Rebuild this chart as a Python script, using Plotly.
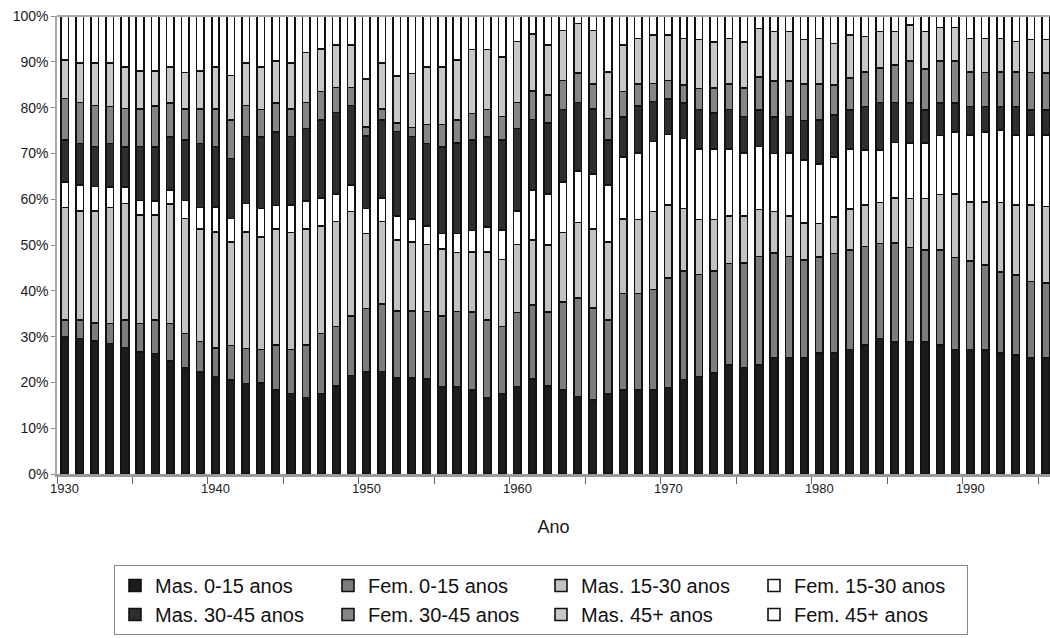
import plotly.graph_objects as go

years = list(range(1930, 1996))

mas_0_15 = [30.0, 29.6, 29.0, 28.5, 27.6, 26.7, 26.3, 24.7, 23.1, 22.3,
            21.3, 20.5, 19.8, 19.9, 18.3, 17.6, 16.7, 17.6, 19.2, 21.5,
            22.3, 22.3, 20.9, 20.9, 20.7, 19.1, 19.1, 18.3, 16.7, 17.6,
            19.1, 20.7, 19.2, 18.3, 16.9, 16.2, 17.6, 18.3, 18.3, 18.3,
            18.9, 20.7, 21.3, 22.1, 23.8, 23.1, 23.8, 25.3, 25.3, 25.3,
            26.5, 26.5, 27.2, 28.2, 29.6, 28.9, 28.9, 28.9, 28.2, 27.2,
            27.2, 27.2, 26.5, 26.0, 25.3, 25.3]
fem_0_15 = [3.6, 4.0, 3.9, 4.4, 6.0, 6.2, 7.3, 8.2, 7.6, 6.6,
            6.2, 7.6, 7.6, 7.3, 9.8, 9.6, 11.4, 13.1, 13.0, 13.0,
            13.8, 14.7, 14.6, 14.6, 14.8, 15.4, 16.4, 17.1, 16.9, 14.6,
            16.2, 16.2, 16.2, 19.3, 21.5, 20.0, 16.0, 21.1, 21.1, 22.0,
            23.9, 23.7, 22.3, 22.2, 22.2, 22.9, 23.7, 22.9, 22.2, 21.5,
            21.0, 21.7, 21.7, 21.5, 20.7, 21.5, 20.6, 20.0, 20.7, 20.1,
            19.4, 18.4, 17.7, 17.5, 16.7, 16.4]
mas_15_30 = [24.6, 23.8, 24.5, 25.3, 25.5, 23.7, 22.9, 26.1, 25.1, 24.6,
             25.3, 22.6, 25.5, 24.6, 25.3, 25.5, 25.3, 23.4, 22.9, 22.8,
             16.4, 18.0, 15.6, 15.1, 14.6, 14.6, 12.9, 13.1, 14.9, 14.7,
             14.8, 14.2, 14.6, 15.1, 16.5, 17.3, 17.0, 16.2, 16.2, 17.0,
             16.0, 13.7, 12.0, 11.3, 10.3, 10.3, 10.3, 9.1, 8.9, 8.0,
             7.3, 8.0, 8.9, 9.1, 8.9, 9.8, 10.7, 11.3, 12.2, 13.8,
             12.9, 13.8, 15.1, 15.3, 16.7, 16.7]
fem_15_30 = [5.6, 5.7, 5.3, 4.5, 3.6, 3.1, 3.1, 3.1, 3.9, 4.7,
             5.5, 5.1, 6.2, 6.2, 5.2, 6.0, 6.1, 6.2, 6.0, 5.8,
             5.5, 5.2, 5.2, 5.0, 4.1, 3.4, 4.2, 4.7, 5.5, 6.4,
             7.3, 10.8, 11.1, 11.1, 11.3, 12.0, 12.5, 13.6, 14.5, 15.3,
             15.3, 15.3, 15.3, 15.3, 14.6, 13.7, 13.8, 12.7, 13.7, 13.8,
             13.0, 13.1, 13.1, 12.0, 11.5, 12.2, 12.2, 12.2, 12.9, 13.6,
             14.6, 15.3, 15.9, 15.3, 15.3, 15.6]
mas_30_45 = [9.1, 9.1, 8.7, 9.5, 8.7, 11.8, 11.8, 11.6, 13.2, 14.0,
             13.2, 13.1, 14.6, 15.6, 16.0, 14.9, 15.9, 17.0, 17.8, 17.3,
             15.8, 17.0, 18.4, 18.0, 18.0, 18.9, 19.7, 19.7, 19.7, 19.7,
             18.0, 15.4, 15.5, 15.8, 14.9, 14.1, 9.8, 8.7, 10.3, 8.7,
             7.8, 7.8, 8.7, 7.9, 8.7, 8.0, 7.9, 8.0, 8.0, 8.7,
             9.6, 9.1, 8.6, 9.5, 10.3, 8.7, 8.7, 7.1, 7.1, 6.3,
             6.2, 5.5, 5.1, 6.2, 5.5, 5.5]
fem_30_45 = [9.1, 8.9, 9.0, 8.0, 8.4, 8.2, 9.0, 7.4, 6.8, 7.5,
             8.2, 8.4, 6.8, 6.0, 6.3, 6.0, 5.6, 6.2, 5.5, 3.9,
             1.9, 2.3, 1.8, 2.0, 4.1, 4.9, 5.1, 5.8, 6.0, 5.1,
             5.7, 6.3, 6.2, 6.3, 6.4, 5.5, 4.7, 5.5, 4.7, 4.0,
             4.0, 3.9, 4.6, 5.5, 5.5, 6.2, 7.3, 7.8, 7.8, 7.9,
             7.9, 6.6, 6.9, 7.5, 7.5, 8.2, 9.2, 9.0, 9.2, 9.2,
             7.5, 7.5, 7.5, 7.5, 8.2, 8.0]
mas_45 = [8.4, 8.6, 9.2, 9.5, 9.1, 8.3, 7.6, 7.9, 8.0, 8.3,
          9.2, 9.7, 9.2, 9.3, 9.2, 10.0, 10.9, 9.3, 9.3, 9.3,
          10.5, 10.0, 10.3, 11.8, 12.6, 12.6, 13.1, 14.0, 13.1, 13.1,
          13.3, 12.4, 10.9, 10.9, 10.9, 11.6, 10.2, 10.2, 10.0, 10.6,
          10.0, 10.2, 10.7, 10.0, 10.0, 10.0, 10.6, 10.8, 10.8, 9.8,
          10.0, 9.1, 9.5, 7.8, 8.0, 7.3, 7.8, 8.2, 7.3, 7.3,
          7.4, 7.4, 7.4, 6.7, 7.2, 7.4]
fem_45 = [9.6, 10.3, 10.3, 10.3, 11.1, 12.0, 12.0, 11.1, 12.3, 12.0,
          11.1, 13.0, 10.3, 11.1, 9.8, 10.3, 8.0, 7.2, 6.3, 6.3,
          13.8, 10.3, 13.1, 12.5, 11.1, 11.1, 9.6, 7.3, 7.3, 8.9,
          5.6, 3.9, 6.3, 3.2, 1.6, 3.2, 12.2, 6.3, 4.9, 4.1,
          4.1, 4.9, 5.1, 5.7, 4.9, 5.7, 2.7, 3.4, 3.4, 5.1,
          4.9, 6.0, 4.1, 4.5, 3.4, 3.4, 2.0, 3.4, 2.5, 2.5,
          4.9, 4.9, 4.9, 5.6, 5.1, 5.1]

series_names = ["Mas. 0-15 anos", "Fem. 0-15 anos", "Mas. 15-30 anos", "Fem. 15-30 anos",
                "Mas. 30-45 anos", "Fem. 30-45 anos", "Mas. 45+ anos", "Fem. 45+ anos"]
series_values = [mas_0_15, fem_0_15, mas_15_30, fem_15_30,
                 mas_30_45, fem_30_45, mas_45, fem_45]
series_colors = ["#1c1c1c", "#7c7c7c", "#c2c2c2", "#ffffff",
                 "#2e2e2e", "#858585", "#c8c8c8", "#ffffff"]

x_labels = [1930, 1940, 1950, 1960, 1970, 1980, 1990]
y_ticks = list(range(0, 101, 10))
y_labels = [f"{v}%" for v in y_ticks]

fig = go.Figure()
for name, vals, col in zip(series_names, series_values, series_colors):
    fig.add_trace(go.Bar(
        x=years, y=vals, name=name,
        marker=dict(color=col, line=dict(color="#111111", width=1.6)),
    ))

font_family = "Liberation Sans, Arial, sans-serif"

fig.update_layout(
    width=1050, height=638,
    margin=dict(l=57, r=0, t=16, b=164),
    paper_bgcolor="white", plot_bgcolor="white",
    barmode="stack", barnorm="percent", bargap=0.5,
    font=dict(family=font_family, color="#1a1a1a"),
    xaxis=dict(
        range=[1929.5, 1995.28],
        tickvals=x_labels, ticktext=[str(v) for v in x_labels],
        ticks="", showgrid=False, zeroline=False,
        showline=True, linecolor="#9a9a9a", linewidth=3,
        tickfont=dict(size=13, family=font_family),
        minor=dict(tickvals=[1929.5 + 5 * k for k in range(14)],
                   ticks="outside", ticklen=7, tickcolor="#666666", tickwidth=1),
        title=dict(text="Ano", font=dict(size=18, family=font_family), standoff=26),
    ),
    yaxis=dict(
        range=[0, 100], tickvals=y_ticks, ticktext=y_labels,
        ticks="outside", ticklen=4, tickcolor="#888888",
        showgrid=False, zeroline=False,
        showline=True, linecolor="#a8a8a8", linewidth=1.5,
        tickfont=dict(size=14, family=font_family),
    ),
    legend=dict(
        orientation="h", traceorder="normal",
        x=(114 - 57) / 993.0, y=(474 - 565) / 458.0,
        xanchor="left", yanchor="top",
        bordercolor="#8a8a8a", borderwidth=1, bgcolor="white",
        font=dict(size=20, family=font_family, color="#111111"),
        entrywidth=168, itemwidth=30, tracegroupgap=0,
    ),
    shapes=[dict(type="line", xref="paper", yref="paper", x0=0, x1=1, y0=1, y1=1,
                 line=dict(color="#a8a8a8", width=2))],
)

fig.write_html("out.html")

Exercise prompt. Write out again exactly the lines from the start of the data above through the line containing "years = list(range(1930, 1996))", inclusive, excluding any pictures.

Written solution.
Rebuild this chart as a Python script, using Plotly.
import plotly.graph_objects as go

years = list(range(1930, 1996))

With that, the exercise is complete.